Pékin (awp/afp) - La Chine a donné son feu vert au lancement de produits dérivés controversés offrant une couverture contre les défauts de paiement (CDS), signe que Pékin est prêt à laisser les entreprises endettées faire faillite pour assainir une économie en plein ralentissement.

Dans un pays où les autorités volaient traditionnellement au secours des firmes en détresse, le gouvernement central va donc s'en remettre davantage au marché pour absorber le choc de défauts de paiement, lesquels devraient du coup arriver bien plus fréquemment.

La banque centrale chinoise a approuvé les règles régissant les échanges d'instruments financiers "de mitigation des risques de crédit", a indiqué vendredi l'Association nationale des investisseurs institutionnels (NAFMII).

Au premier rang de ces instruments figurent des "Credit Default Swaps" (CDS), sorte d'assurance souscrite par un investisseur qui lui garantit le remboursement d'obligations en cas de défaut.

Cet instrument est devenu très controversé dans les pays occidentaux après la crise de 2008: les CDS avaient été accusés d'être un outil essentiellement spéculatif, contribuant à dissimuler l'ampleur des risques. Ils ont été à l'origine de la chute spectaculaire de l'assureur américain AIG.

Mais la NAFMII assure au contraire que les CDS "perfectionneront les mécanismes de partage des risques" en les "répartissant" mieux et en encourageant les acteurs de marché à les "gérer activement".

En clair, les investisseurs accordant un crédit ou souscrivant aux obligations émises par une entreprise devront assumer eux-mêmes les conséquences en cas de défaut, et non plus attendre --comme c'est largement le cas actuellement-- une intervention salvatrice de l'Etat.

- Sus aux 'firmes zombies' -

Pékin se dit officiellement résolu à laisser les entreprises les plus endettées faire faillite --et en particulier les firmes "zombies" qui ont cessé depuis longtemps d'être rentables et ne survivent plus que grâce au crédit et aux subsides publiques.

La situation est critique: plombée par l'effritement de la demande intérieure et par de vastes surcapacités de production, sur fond de vif essoufflement économique, nombre d'entreprises chinoises souffrent d'une grande fragilité financière.

Conséquence, les créances douteuses, celles menacées de non-remboursement, se sont envolées en Chine à 1.400 milliards de yuans (187 milliards d'euros) au premier semestre 2016, au plus haut depuis onze ans selon Bloomberg.
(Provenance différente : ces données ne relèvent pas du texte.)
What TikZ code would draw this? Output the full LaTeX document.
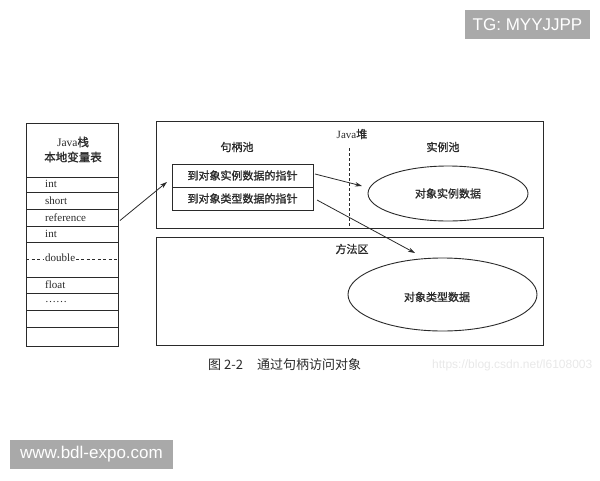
\documentclass[tikz,border=0pt]{standalone}
\usepackage{fontspec}
\setmainfont{Liberation Serif}
\newfontfamily\cjk{Noto Sans CJK SC}
\newfontfamily\cjkb{Noto Sans CJK SC}[FakeBold=1.2]
\newfontfamily\wsans{Liberation Sans}
\usetikzlibrary{shapes.geometric,arrows.meta}
\definecolor{ink}{HTML}{2A2A2A}
\definecolor{wmgray}{HTML}{A9A9A9}
\tikzset{
  box/.style={draw=ink, line width=0.9pt},
  cell/.style={draw=ink, line width=0.9pt, minimum width=92pt, inner sep=0pt, outer sep=0pt},
  celltext/.style={anchor=west, inner sep=1pt, font=\fontsize{11}{12}\selectfont, text=ink},
  zh/.style={font=\cjkb\fontsize{11}{13}\selectfont, text=ink, inner sep=1pt},
  ptr/.style={draw=ink, line width=0.9pt, minimum width=141pt, minimum height=23pt, inner sep=0pt, outer sep=0pt, font=\cjkb\fontsize{11}{13}\selectfont, text=ink},
  oval/.style={draw=ink, line width=0.9pt, ellipse, inner sep=0pt, font=\cjkb\fontsize{11}{13}\selectfont, text=ink},
  arr/.style={draw=ink, line width=0.8pt, -{Stealth[length=7pt,width=4.5pt]}},
  tag/.style={fill=wmgray, text=white, font=\wsans\fontsize{17}{20}\selectfont, inner sep=0pt, minimum height=29pt}
}
\begin{document}
\begin{tikzpicture}[x=1pt,y=-1pt]
\useasboundingbox (0,0) rectangle (600,480);
% stack table
\node[cell, minimum height=54pt] (hdr) at (72,150) {};
\node[font=\fontsize{11.5}{12}\selectfont, text=ink, inner sep=0pt] (h1) at (73,142) {Java{\cjkb 栈}};
\node[zh, font=\cjkb\fontsize{11.5}{13}\selectfont] (h2) at (73,157) {本地变量表};
\node[cell, minimum height=15pt] (c1) at (72,184.5) {};
\node[cell, minimum height=17pt] (c2) at (72,200.5) {};
\node[cell, minimum height=17pt] (c3) at (72,217.5) {};
\node[cell, minimum height=16pt] (c4) at (72,234) {};
\node[cell, minimum height=35pt] (c5) at (72,259.5) {};
\node[cell, minimum height=16pt] (c6) at (72,285) {};
\node[cell, minimum height=17pt] (c7) at (72,301.5) {};
\node[cell, minimum height=17pt] (c8) at (72,318.5) {};
\node[cell, minimum height=19pt] (c9) at (72,336.5) {};
\draw[ink, line width=0.7pt, dash pattern=on 3pt off 2.5pt] (c5.west) -- (c5.east);
\node[celltext] (t1) at (44,184) {int};
\node[celltext] (t2) at (44,201) {short};
\node[celltext] (t3) at (44,218) {reference};
\node[celltext] (t4) at (44,234) {int};
\node[celltext, fill=white] (t5) at (44,258) {double};
\node[celltext] (t6) at (44,285) {float};
\node[celltext] (t7) at (44,302) {……};
% Java heap
\draw[box] (156,121) rectangle (543,228);
\node[font=\fontsize{11}{12}\selectfont, text=ink, inner sep=0pt] (heap) at (352,134) {Java{\cjkb 堆}};
\node[zh] (hpool) at (237,147) {句柄池};
\node[zh] (ipool) at (443,147) {实例池};
\draw[ink, line width=0.7pt, dash pattern=on 3pt off 2pt] (349,148) -- (349,228);
\node[ptr] (p1) at (242.5,175.5) {到对象实例数据的指针};
\node[ptr] (p2) at (242.5,198.5) {到对象类型数据的指针};
\node[oval, minimum width=160pt, minimum height=55pt] (inst) at (448,193.5) {对象实例数据};
% method area
\draw[box] (156,237) rectangle (543,345);
\node[zh] (marea) at (352,249) {方法区};
\node[oval, minimum width=189pt, minimum height=73pt] (type) at (442.5,294.5) {};
\node[zh] (typet) at (437,297) {对象类型数据};
% arrows
\coordinate (e1) at (167,182);
\coordinate (e2) at (362,186);
\coordinate (e3) at (415,253);
\draw[arr] ([xshift=2pt,yshift=-3pt]c3.east) -- (e1);
\draw[arr] ([xshift=2pt,yshift=1.5pt]p1.east) -- (e2);
\draw[arr] ([xshift=4pt,yshift=-1.5pt]p2.east) -- (e3);
% caption
\node[anchor=west, font=\cjk\fontsize{13}{15}\selectfont, text=ink, inner sep=0pt] (cap) at (208,365) {图 2-2\hspace{14pt}通过句柄访问对象};
\node[anchor=west, font=\wsans\fontsize{12}{14}\selectfont, text=black!9, inner sep=0pt] (url) at (432,365) {https://blog.csdn.net/l6108003};
% watermark tags
\node[tag, minimum width=125pt] (tg) at (527.5,24.5) {TG: MYYJJPP};
\node[tag, minimum width=163pt] (www) at (91.5,454.5) {www.bdl-expo.com};
\end{tikzpicture}
\end{document}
Sur le marché chinois des obligations d'entreprises (estimé à 7.600 milliards d'euros), quelque 45 défauts de paiement ont déjà été enregistrés cette année, pour un total de 26,8 milliards de yuans (3,6 milliards d'euros), selon le fournisseur shanghaïen de données Wind Info, cité par le Wall Street Journal.

C'est déjà bien davantage que les 12 défauts totalisant 12 milliards de yuans constatés sur l'ensemble de 2015.

Les autorités locales s'acharnent encore à sauver, à coup d'aides et de crédits des banques étatiques, les entreprises --publiques-- menacées de faillite, quitte à gonfler encore davantage la dette publique, mais cette stratégie devient difficile à tenir.

Les dettes des entreprises, en excluant le secteur financier, s'établissaient en 2015 à environ 120% du PIB chinois, mais pourraient bondir à près de 140% d'ici à 2019, selon les estimations du FMI. Pour lui, les créances douteuses pourraient finir par représenter jusqu'à 15,5% du total des prêts: une vraie bombe à retardement.

Les CDS, en offrant une couverture mitigeant les pertes éventuelle, seraient au moins susceptibles de rasséréner le marché en cas d'une recrudescence des défauts, et pourraient encourager le secteur privé à financer davantage les entreprises.

Par ailleurs, le prix auquel s'échangeront les CDS "pourrait fournir des indications sur les entreprises susceptibles d'être sauvées par le gouvernement" et celles qu'il est décidé à laisser sombrer, observait Iris Pang, économiste de Natixis citée par Bloomberg.